The impact has been tangible. Polling data suggests a sharp uptick in anti-immigration sentiment in the weeks following the videos' release. Community leaders report increased tensions, with one mosque in Birmingham receiving threats after being falsely depicted in a video as a hub for illegal activity. The government has faced pressure to act, but responses have been hampered by the speed and scale of the disinformation.
This case underscores a growing crisis of digital trust. As AI tools become cheaper and more sophisticated, the barrier to creating convincing fake content has collapsed. The BBC investigation shows that disinformation is no longer the domain of amateur propagandists; it is now a weaponised industry. The user experience of society is being hacked, not by code, but by narrative.
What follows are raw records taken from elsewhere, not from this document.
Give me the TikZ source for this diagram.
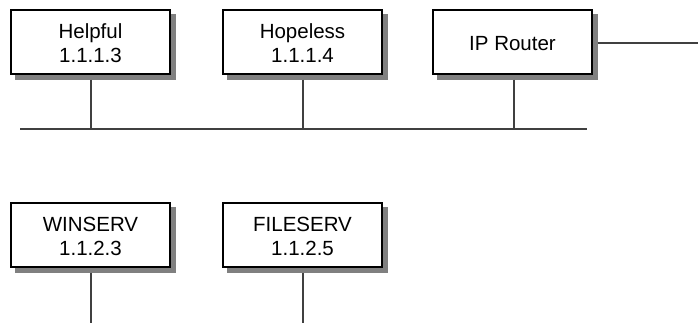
\documentclass[tikz,border=0pt]{standalone}
\usepackage{fontspec}
\setmainfont{Liberation Sans}
\usetikzlibrary{backgrounds}
\newcommand\lowerln[1]{\raisebox{-1.5pt}[\height][\depth]{#1}}
\begin{document}
\begin{tikzpicture}[x=1pt,y=-1pt,
  hostbox/.style={draw=black, line width=1.2pt, fill=white, minimum width=159pt, minimum height=64pt,
    inner sep=0pt, align=center, font=\fontsize{20.5}{24}\selectfont},
  shadowbox/.style={fill=black!50},
  wire/.style={draw=black!75, line width=2pt}]
\useasboundingbox (0,0) rectangle (698,323);
\node[hostbox] (helpful) at (90.5,42) {\lowerln{Helpful}\\\lowerln{1.1.1.3}};
\node[hostbox] (hopeless) at (302.5,42) {\lowerln{Hopeless}\\\lowerln{1.1.1.4}};
\node[hostbox] (router) at (512.5,42) {\lowerln{IP Router}};
\node[hostbox] (winserv) at (90.5,235) {\lowerln{WINSERV}\\\lowerln{1.1.2.3}};
\node[hostbox] (fileserv) at (302.5,235) {\lowerln{FILESERV}\\\lowerln{1.1.2.5}};
\coordinate (busL) at (20,129);
\coordinate (busR) at (587,129);
\coordinate (wanEnd) at (698,43);
\coordinate (winEnd) at (91,323);
\coordinate (fileEnd) at (303,323);
\begin{scope}[on background layer]
\foreach \n in {helpful,hopeless,router,winserv,fileserv}
  \fill[shadowbox] ([shift={(5pt,-5pt)}]\n.south west) rectangle ([shift={(5pt,-5pt)}]\n.north east);
\draw[wire] (busL) -- (busR);
\draw[wire] ([shift={(0.5pt,-5pt)}]helpful.south) -- ([xshift=0.5pt]helpful.south |- busL);
\draw[wire] ([shift={(0.5pt,-5pt)}]hopeless.south) -- ([xshift=0.5pt]hopeless.south |- busL);
\draw[wire] ([shift={(1.5pt,-5pt)}]router.south) -- ([xshift=1.5pt]router.south |- busL);
\draw[wire] ([xshift=5pt]router.east |- wanEnd) -- (wanEnd);
\draw[wire] ([yshift=-5pt]winserv.south -| winEnd) -- (winEnd);
\draw[wire] ([yshift=-5pt]fileserv.south -| fileEnd) -- (fileEnd);
\end{scope}
\end{tikzpicture}
\end{document}
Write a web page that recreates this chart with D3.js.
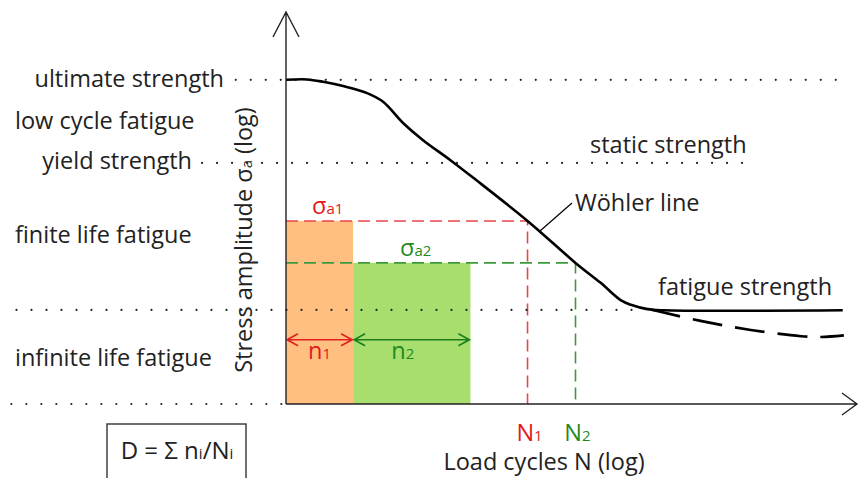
<!DOCTYPE html>
<html>
<head>
<meta charset="utf-8">
<script src="https://cdn.jsdelivr.net/npm/d3@7"></script>
<style>
  body { margin: 0; background: #fff; }
  svg text { font-family: "Open Sans", Lato, sans-serif; fill: #222; }
</style>
</head>
<body>
<div id="chart"></div>
<script>
// Wöhler (S-N) diagram, both axes log, units 0-100 on each axis

// stress levels (dotted guides)
var levelStress = [82.7, 61.5, 24.0, 0];
var levelFrom = [-8.8, -14.7, -47.2, -48.1];
var levelTo = [97.2, 81.1, 62.1, 0];

// text of the regions on the left
var regionLabels = ["ultimate strength", "low cycle fatigue", "yield strength", "finite life fatigue", "infinite life fatigue"];

// Wöhler line
var wohlerN = [0, 3.7, 6.5, 10, 14.2, 17, 20.5, 24, 28.8, 32.8, 42.3, 50.7, 55.1, 58.6, 60.4, 63.3, 66.1, 97.5];
var wohlerS = [82.7, 82.8, 82.2, 81.1, 79.3, 77.1, 71.7, 67.3, 62.2, 57.7, 46.7, 36.0, 30.9, 26.5, 25.3, 24.2, 23.9, 23.9];

// fatigue strength drop (dashed)
var dropN = [63.9, 72.6, 81.4, 90.2, 93.7, 97.7];
var dropS = [24.1, 21.2, 18.9, 17.3, 17.1, 17.5];

// two load blocks
var loadSigma = [46.7, 36.0];
var loadN = [42.3, 50.7];
var loadn = [11.75, 20.55];
var loadIdx = ["1", "2"];
var loadFill = ["#ffbf80", "#a8de6e"];
var loadLine = ["#e8474a", "#3c9a3c"];
var loadText = ["#e5191b", "#1f8a1f"];
var arrowColor = ["#e02020", "#1a7f1a"];

var width = 860, height = 478;
var fs = 23.5, sub = 15;

var svg = d3.select("#chart").append("svg")
    .attr("width", width).attr("height", height);

var x = d3.scaleLinear().domain([0, 100]).range([286, 857]);
var y = d3.scaleLinear().domain([0, 100]).range([404, 12]);

// load blocks
var start = 0;
var blocks = loadn.map(function(n, i) {
    var b = {x0: start, x1: start + n, s: loadSigma[i], N: loadN[i], i: i};
    start += n;
    return b;
});

svg.append("g").selectAll("rect")
    .data(blocks)
    .enter().append("rect")
    .attr("x", function(d) { return x(d.x0); })
    .attr("y", function(d) { return y(d.s); })
    .attr("width", function(d) { return x(d.x1) - x(d.x0); })
    .attr("height", function(d) { return y(0) - y(d.s); })
    .attr("fill", function(d) { return loadFill[d.i]; });

// dashed sigma / N guides
blocks.forEach(function(d) {
    svg.append("path")
        .attr("d", "M" + x(0) + "," + y(d.s) + "H" + x(d.N) + "V" + y(0))
        .attr("fill", "none")
        .attr("stroke", loadLine[d.i])
        .attr("stroke-width", 1.6)
        .attr("stroke-dasharray", "12,6");
});

// dotted level lines
svg.append("g").selectAll("line")
    .data(levelStress)
    .enter().append("line")
    .attr("x1", function(d, i) { return x(levelFrom[i]); })
    .attr("x2", function(d, i) { return x(levelTo[i]); })
    .attr("y1", function(d) { return y(d); })
    .attr("y2", function(d) { return y(d); })
    .attr("stroke", "#222")
    .attr("stroke-width", 2.2)
    .attr("stroke-linecap", "round")
    .attr("stroke-dasharray", "0,15");

// n arrows and labels
var sigmaDx = [26, 114];
blocks.forEach(function(d) {
    var ya = y(16.4), a = x(d.x0) + 1, b = x(d.x1) - 1;
    svg.append("path")
        .attr("d", "M" + a + "," + ya + "H" + b +
            "M" + (a + 11) + "," + (ya - 6) + "L" + a + "," + ya + "L" + (a + 11) + "," + (ya + 6) +
            "M" + (b - 11) + "," + (ya - 6) + "L" + b + "," + ya + "L" + (b - 11) + "," + (ya + 6))
        .attr("fill", "none")
        .attr("stroke", arrowColor[d.i])
        .attr("stroke-width", 1.6);

    var nt = svg.append("text")
        .attr("x", (x(d.x0) + x(d.x1)) / 2 - (d.i === 0 ? 0 : 9))
        .attr("y", ya + 19)
        .attr("text-anchor", "middle")
        .style("fill", loadText[d.i])
        .style("font-size", fs + "px");
    nt.append("tspan").text("n");
    nt.append("tspan").style("font-size", sub + "px").text(loadIdx[d.i]);

    var st = svg.append("text")
        .attr("x", x(0) + sigmaDx[d.i])
        .attr("y", y(d.s) - 7)
        .style("fill", loadText[d.i])
        .style("font-size", fs + "px");
    st.append("tspan").text("σ");
    st.append("tspan").style("font-size", sub + "px").text("a" + loadIdx[d.i]);

    var Nt = svg.append("text")
        .attr("x", x(d.N) + 2)
        .attr("y", 441)
        .attr("text-anchor", "middle")
        .style("fill", loadText[d.i])
        .style("font-size", fs + "px");
    Nt.append("tspan").text("N");
    Nt.append("tspan").style("font-size", sub + "px").text(loadIdx[d.i]);
});

// Wöhler line
var line = d3.line()
    .x(function(d) { return x(d[0]); })
    .y(function(d) { return y(d[1]); })
    .curve(d3.curveCatmullRom.alpha(0.5));

svg.append("path")
    .datum(dropN.map(function(n, i) { return [n, dropS[i]]; }))
    .attr("d", line)
    .attr("fill", "none")
    .attr("stroke", "#000")
    .attr("stroke-width", 2.6)
    .attr("stroke-dasharray", "30,13");

svg.append("path")
    .datum(wohlerN.map(function(n, i) { return [n, wohlerS[i]]; }))
    .attr("d", line)
    .attr("fill", "none")
    .attr("stroke", "#000")
    .attr("stroke-width", 2.6);

// axes with open arrow heads
svg.append("path")
    .attr("d", "M" + x(0) + "," + y(0) + "H" + x(100) +
        "M" + (x(100) - 15) + "," + (y(0) - 11) + "L" + x(100) + "," + y(0) + "L" + (x(100) - 15) + "," + (y(0) + 11))
    .attr("fill", "none").attr("stroke", "#222").attr("stroke-width", 1.4);

svg.append("path")
    .attr("d", "M" + x(0) + "," + y(0) + "V" + y(100) +
        "M" + (x(0) - 13) + "," + (y(100) + 25) + "L" + x(0) + "," + y(100) + "L" + (x(0) + 13) + "," + (y(100) + 25))
    .attr("fill", "none").attr("stroke", "#222").attr("stroke-width", 1.4);

// left labels
var labelPos = [[224, 87, "end"], [15, 129, "start"], [192, 169, "end"], [15, 243, "start"], [15, 366, "start"]];
svg.append("g").selectAll("text")
    .data(regionLabels)
    .enter().append("text")
    .attr("x", function(d, i) { return labelPos[i][0]; })
    .attr("y", function(d, i) { return labelPos[i][1]; })
    .attr("text-anchor", function(d, i) { return labelPos[i][2]; })
    .style("font-size", fs + "px")
    .text(function(d) { return d; });

// right labels
svg.append("text").attr("x", 590).attr("y", 153).style("font-size", fs + "px").text("static strength");
svg.append("text").attr("x", 658).attr("y", 295).style("font-size", fs + "px").text("fatigue strength");
svg.append("text").attr("x", 575).attr("y", 211).style("font-size", fs + "px").text("Wöhler line");
svg.append("line")
    .attr("x1", 572).attr("y1", 203).attr("x2", 540).attr("y2", 231)
    .attr("stroke", "#000").attr("stroke-width", 1.2);

// axis titles
var yt = svg.append("text")
    .attr("transform", "translate(252,240) rotate(-90)")
    .attr("text-anchor", "middle")
    .style("font-size", fs + "px");
yt.append("tspan").text("Stress amplitude σ");
yt.append("tspan").style("font-size", sub + "px").text("a");
yt.append("tspan").text(" (log)");

svg.append("text")
    .attr("x", 544).attr("y", 470)
    .attr("text-anchor", "middle")
    .style("font-size", fs + "px")
    .text("Load cycles N (log)");

// damage sum box
svg.append("rect")
    .attr("x", 107).attr("y", 424).attr("width", 139).attr("height", 70)
    .attr("fill", "none").attr("stroke", "#333").attr("stroke-width", 1.4);
var dt = svg.append("text")
    .attr("x", 177).attr("y", 459)
    .attr("text-anchor", "middle")
    .style("font-size", "24px");
dt.append("tspan").text("D = Σ n");
dt.append("tspan").style("font-size", sub + "px").text("i");
dt.append("tspan").text("/N");
dt.append("tspan").style("font-size", sub + "px").text("i");
</script>
</body>
</html>
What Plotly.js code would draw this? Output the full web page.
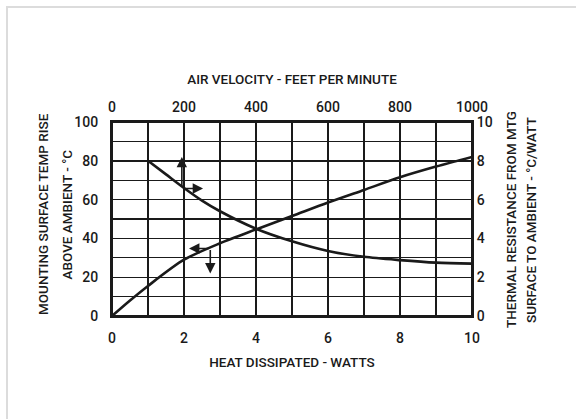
<!DOCTYPE html>
<html>
<head>
<meta charset="utf-8">
<script src="https://cdn.plot.ly/plotly-3.0.1.min.js"></script>
<style>
  html, body { margin: 0; padding: 0; background: #fff; }
  #wrap { position: relative; width: 576px; height: 419px; overflow: hidden; }
  #frame { position: absolute; left: 6px; top: 6px; width: 600px; height: 600px;
           border-top: 2px solid #dcdcdc; border-left: 2px solid #dcdcdc; pointer-events: none; }
  #chart { position: absolute; left: 0; top: 0; width: 576px; height: 419px; }
</style>
</head>
<body>
<div id="wrap">
  <div id="chart"></div>
  <div id="frame"></div>
</div>
<script>
// Heat dissipated (W) vs mounting surface temperature rise (°C)
var watts = [0, 0.5, 1, 2, 3, 4, 5, 6, 7, 8, 9, 10];
var tempRise = [0, 8, 15.5, 29, 37.5, 44.6, 51.5, 58.5, 65, 71.5, 77, 82];

// Air velocity (ft/min) vs thermal resistance (°C/W)
var velocity = [100, 150, 200, 250, 300, 400, 500, 600, 700, 800, 900, 1000];
var resistance = [8.0, 7.3, 6.6, 5.95, 5.4, 4.5, 3.85, 3.35, 3.05, 2.88, 2.75, 2.7];

// Tick labels
var wattTicks = [0, 2, 4, 6, 8, 10];
var velTicks = [0, 200, 400, 600, 800, 1000];
var tempTicks = [0, 20, 40, 60, 80, 100];
var resTicks = [0, 2, 4, 6, 8, 10];

// Axis title texts
var leftTitle = ['MOUNTING SURFACE TEMP RISE', 'ABOVE AMBIENT - °C'];
var rightTitle = ['THERMAL RESISTANCE FROM MTG', 'SURFACE TO AMBIENT - °C/WATT'];

// Indicator arrows (which curve reads on which axes): [headX, headY, tailX, tailY] in W / °C
var arrowUp = [1.94, 82, 1.94, 65.7];
var arrowRight = [2.53, 65.7, 1.94, 65.7];
var arrowLeft = [2.14, 34.8, 2.73, 34.8];
var arrowDown = [2.73, 21.9, 2.73, 34.8];

var FONT = 'Roboto, "Liberation Sans", sans-serif';
var INK = '#1a1a1a';

var traces = [
  { x: watts, y: tempRise, xaxis: 'x', yaxis: 'y', mode: 'lines',
    line: { color: INK, width: 2.6, shape: 'spline', smoothing: 0.8 }, hoverinfo: 'skip', showlegend: false },
  { x: velocity, y: resistance, xaxis: 'x2', yaxis: 'y2', mode: 'lines',
    line: { color: INK, width: 2.6, shape: 'spline', smoothing: 0.8 }, hoverinfo: 'skip', showlegend: false }
];

function arrow(a) {
  return { x: a[0], y: a[1], ax: a[2], ay: a[3], xref: 'x', yref: 'y', axref: 'x', ayref: 'y',
           text: '', showarrow: true, arrowhead: 2, arrowsize: 1.3, arrowwidth: 1.6,
           arrowcolor: INK, standoff: 0, startstandoff: 0 };
}

var tickFont = { family: FONT, size: 14, color: INK, weight: 500 };
var titleFont = { family: FONT, size: 13.5, color: INK, weight: 500 };

function sideTitle(text, xPaper, xshift, yshift) {
  return { text: text, xref: 'paper', yref: 'paper', x: xPaper, y: 0.5, xanchor: 'center', yanchor: 'middle',
           xshift: xshift, yshift: yshift, textangle: -90, showarrow: false, font: titleFont };
}

var gridCommon = { showgrid: true, gridcolor: INK, gridwidth: 1.4, showline: true, linecolor: INK,
                   linewidth: 2, mirror: false, zeroline: false, ticks: '', fixedrange: true };

var layout = {
  width: 576, height: 419,
  margin: { l: 112, r: 104, t: 122, b: 103, pad: 0 },
  paper_bgcolor: '#fff', plot_bgcolor: '#fff',
  showlegend: false,
  xaxis: Object.assign({}, gridCommon, {
    range: [0, 10], tickvals: wattTicks, ticktext: wattTicks.map(String),
    minor: { dtick: 1, showgrid: true, gridcolor: INK, gridwidth: 1.4 },
    tickfont: tickFont, ticklabelstandoff: 8,
    title: { text: 'HEAT DISSIPATED - WATTS', font: titleFont, standoff: 13 }
  }),
  xaxis2: Object.assign({}, gridCommon, {
    overlaying: 'x', side: 'top', range: [0, 1000], showgrid: false,
    tickvals: velTicks, ticktext: velTicks.map(String), tickfont: tickFont, ticklabelstandoff: 2,
    title: { text: 'AIR VELOCITY - FEET PER MINUTE', font: titleFont, standoff: 12 }
  }),
  yaxis: Object.assign({}, gridCommon, {
    range: [0, 100], tickvals: tempTicks, ticktext: tempTicks.map(String),
    minor: { dtick: 10, showgrid: true, gridcolor: INK, gridwidth: 1.4 },
    tickfont: tickFont, ticklabelstandoff: 9
  }),
  yaxis2: Object.assign({}, gridCommon, {
    overlaying: 'y', side: 'right', range: [0, 10], showgrid: false,
    tickvals: resTicks, ticktext: resTicks.map(String), tickfont: tickFont, ticklabelstandoff: 0
  }),
  annotations: [
    arrow(arrowUp), arrow(arrowRight), arrow(arrowLeft), arrow(arrowDown),
    sideTitle(leftTitle[0], 0, -69.5, 4.5),
    sideTitle(leftTitle[1], 0, -45.5, 4),
    sideTitle(rightTitle[0], 1, 39, -1),
    sideTitle(rightTitle[1], 1, 59, -1)
  ],
  shapes: [
    { type: 'rect', xref: 'paper', yref: 'paper', x0: 0, x1: 1, y0: 0, y1: 1,
      line: { color: INK, width: 2 }, layer: 'above' }
  ]
};

Plotly.newPlot('chart', traces, layout, { displayModeBar: false, staticPlot: true });
</script>
</body>
</html>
What can be done? Tech companies are racing to develop detection algorithms, but they remain one step behind. The proposed Online Safety Bill offers a legal framework, but enforcement lags. There is talk of digital watermarks and blockchain verification, but these solutions require global cooperation that is currently absent. The deeper issue is our collective vulnerability: we have not yet adapted to a world where seeing is no longer believing.
The BBC investigation serves as a wake-up call. It reveals a sophisticated operation designed to erode social cohesion from the outside in. The question is whether we can fortify our information ecosystem before the next wave of synthetic content hits. The future is already here, and it is not wearing a friendly face.